The national CBD office market vacancy rate fell by 0.2 percentage points to 13.5 per cent in the March quarter.
An additional 12,600 square metres of office space was taken up in the first quarter of 2022, after 35,800 sqm in 2021, most of which was in prime-grade space (33,000 sqm).
The ACT Government occupied the pre-leased space at 15 Constitution Avenue (9000 sqm) and 3 Constitution Avenue (7500 sqm), where renovations were completed in this year’s first quarter.
Defence Housing Australia vacated 4300 sqm at 22 Brisbane Avenue, Barton, and relocated to Gungahlin, and Services Australia vacated 1500 sqm at 13 Lonsdale Street in Braddon and merged into Gungahlin and Belconnen service centres.
A switch to residential development meant the loss of 220 Northbourne Avenue’s 7900 sqm to supply but 161,000 sqm of space is under construction across eight developments, including the refurbishment at 5 Constitution Avenue (12,000 sqm).
The first of these expected to be completed – 6 Brindabella Circuit (21,000 sqm) at Brindabella Business Park – is due this quarter.
Morris Property Group’s One City Hill project on Section 63 is the largest office development in the pipeline with 40,000 sqm of office space under construction.
The new owner of Lovett Tower in Woden has dropped already approved plans to convert the mothballed office building to a Build to Rent operation and will now refurbish its 25,000 sqm of office floorspace to A-Grade standard.
Total stock increased by 8700 sqm to 2.1 million in the second quarter.
JLL’s head of Office Leasing – ACT, Andrew Balzanelli said leasing activity had been quite solid based on a growing public sector and more outsourcing.
“There’s been growth in key areas of the Department of Finance, Defence, security and cyber security,” he said.
“So there’s lots of growth industries and that’s creating demand for office accommodation, particularly in small tenancies sub-500 square metres.
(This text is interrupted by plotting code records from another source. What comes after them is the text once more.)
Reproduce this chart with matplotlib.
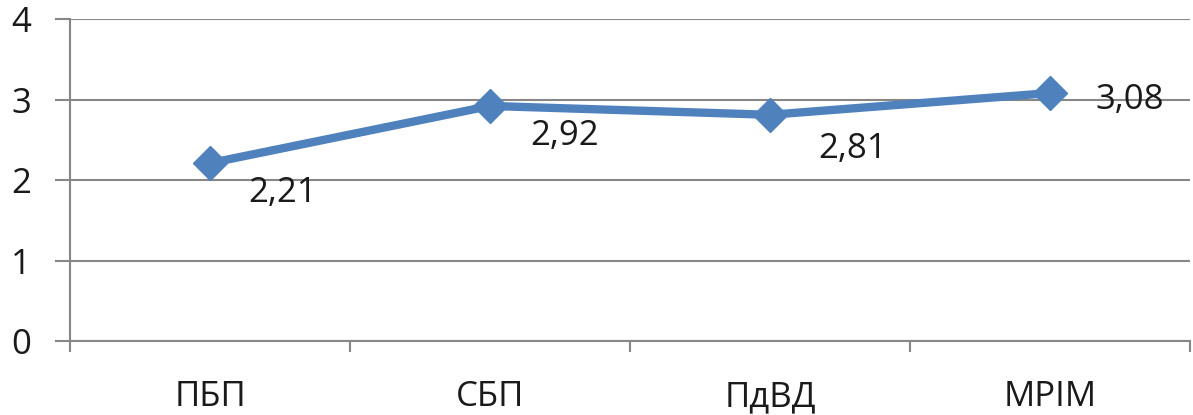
import matplotlib.pyplot as plt
import numpy as np

categories = ['ПБП', 'СБП', 'ПдВД', 'МРІМ']
values = [2.21, 2.92, 2.81, 3.08]
value_labels = ['2,21', '2,92', '2,81', '3,08']

# label offsets in pixels (x, y) relative to each point
label_offsets = [(38, -30), (40, -30), (48, -34), (45, -7)]

plt.rcParams['font.family'] = ['Open Sans', 'DejaVu Sans']

fig = plt.figure(figsize=(11.93, 4.15), dpi=100)
ax = fig.add_axes([70/1193, 1-341/415, 1120/1193, 322/415])

grid_col = '#878787'
line_col = '#4F81BD'
text_col = '#1a1a1a'

x = np.arange(len(categories))
ax.plot(x, values, color=line_col, linewidth=6, marker='D', markersize=17,
		zorder=3, clip_on=False)

for xi, v, lab, (dx, dy) in zip(x, values, value_labels, label_offsets):
	ax.annotate(lab, (xi, v), xytext=(dx*0.72, dy*0.72), textcoords='offset points',
				ha='left', va='center', fontsize=25, color=text_col)

ax.set_xlim(-0.5, len(categories)-0.5)
ax.set_ylim(0, 4)
ax.set_yticks([0, 1, 2, 3, 4])
ax.set_yticklabels(['0', '1', '2', '3', '4'])
ax.set_xticks(x)
ax.set_xticklabels(categories)
ax.set_xticks(np.arange(-0.5, len(categories)), minor=True)

ax.yaxis.grid(True, color=grid_col, linewidth=1.5)
ax.set_axisbelow(True)

for s in ['top', 'right']:
	ax.spines[s].set_visible(False)
for s in ['left', 'bottom']:
	ax.spines[s].set_color(grid_col)
	ax.spines[s].set_linewidth(1.5)

ax.tick_params(axis='y', length=11, width=1.5, color=grid_col, labelsize=25,
			   labelcolor=text_col, pad=17)
ax.tick_params(axis='x', which='major', length=0, labelsize=25, labelcolor=text_col, pad=28)
ax.tick_params(axis='x', which='minor', length=8, width=1.5, color=grid_col)

fig.savefig('out.png', dpi=100)
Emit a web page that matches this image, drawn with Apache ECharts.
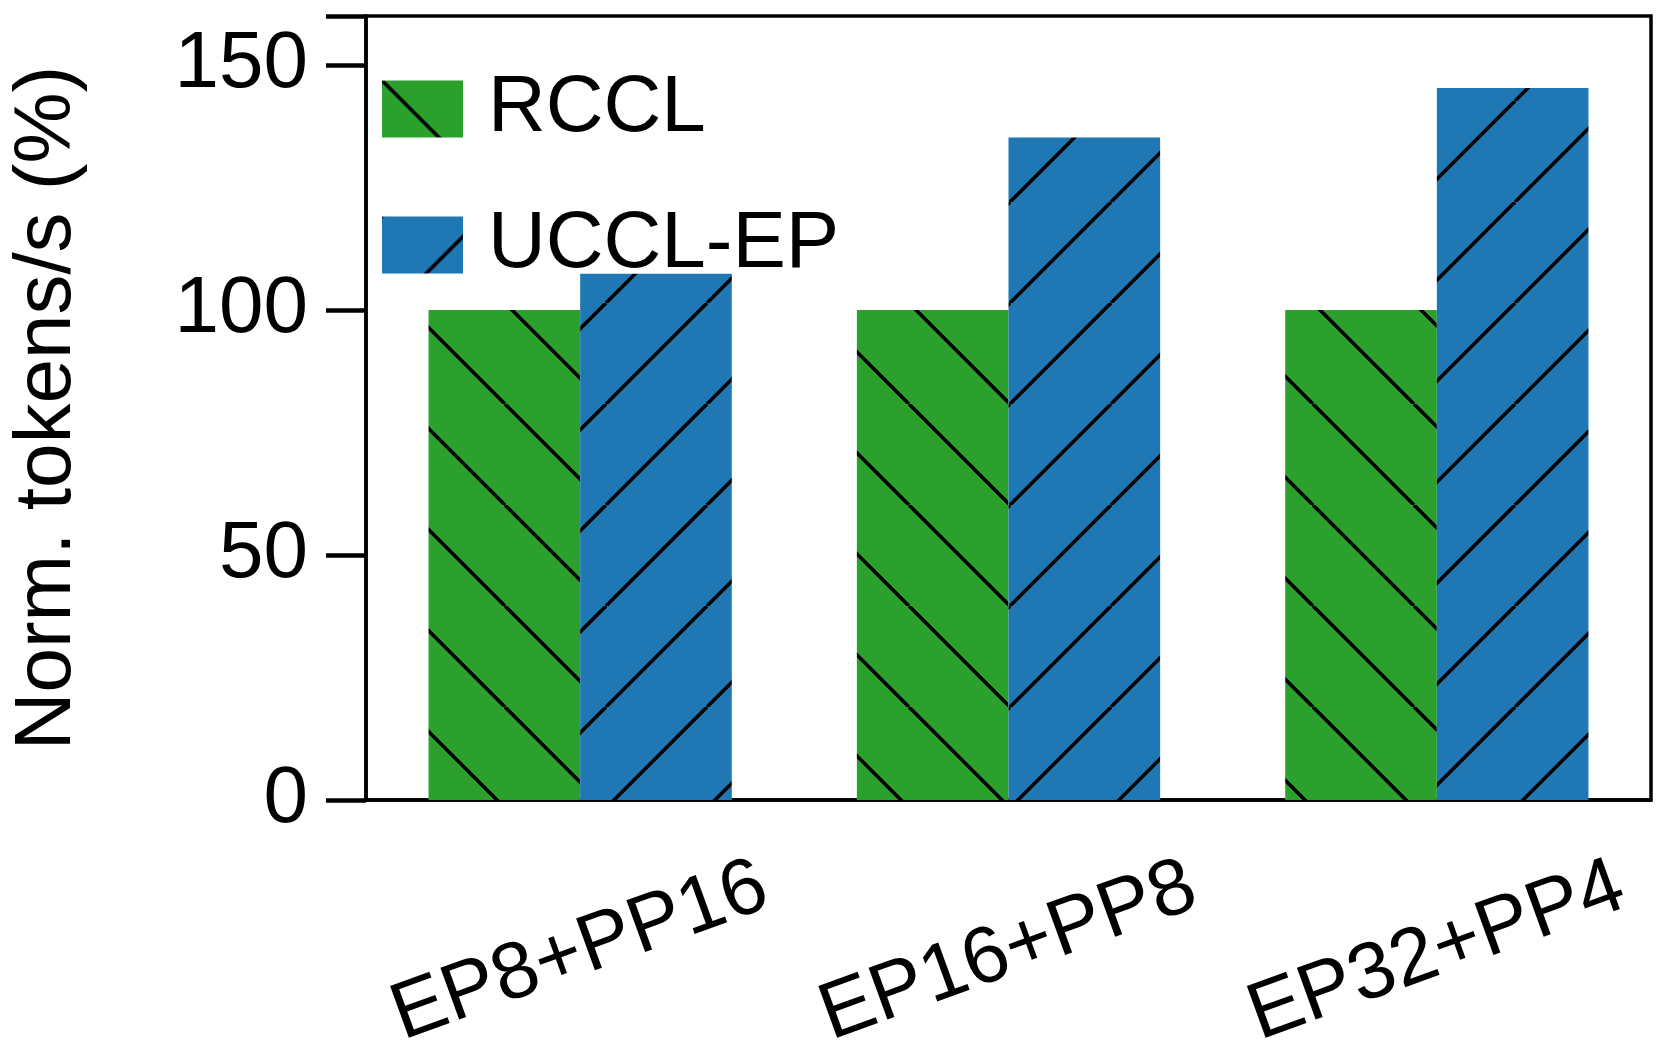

Then, larger organisations are always looking for better efficiencies and quality.”
These included better floor plate design to accommodate more people in more effective working environments.
“Since COVID, people want to be in better quality offices, offering better services and amenities, a better ability to have a working environment that is not a chicken coop-type environment,” Mr Balzanelli said.
“That is continually placing demand on good quality, be it refurbished office buildings or brand new buildings.”
He said competitive owners had to continually upgrade their accommodation and ensure the quality of amenities and services, including cafes, end-of-trip facilities and natural light.
That was pushing up rents. Prime net effective rents increased 0.5 per cent for prime offices and secondary net effective rents 1.2 per cent.
Mr Balzanelli said offices were also becoming more flexible post-COVID but talk of their demise due to the number of people who took to working at home was premature.
“Many organisations were suggesting they would halve their office accommodation because we just didn’t know what it was going to be like,” he said.
“It’s taught us we can work remotely, but collaborating with your colleagues, brainstorming, coming up with innovative ideas is very hard to do over Teams.
“It’s a lot easier to do when you’re together in an environment that offers a safe, friendly work area.”
Mr Balzanelli said the election would temper demand in the second quarter of 2022 but it would pick up again in the second half of the year.
JLL’s Office Leasing director, Aaron Green said the supply pipeline was forecast to be strong for the remainder of 2022, with developers focused on creating new precincts and hubs.
The Canberra vacancy rate was projected to rise given the amount of office projects expected to finish in 2022.
“However, the capital city will remain Australia’s tightest CBD office market over 2022, given the remarkable resilience of the Canberra market,” he said.
“JLL Research projects the headline vacancy rate to remain in the single-digit territory over the next three years.”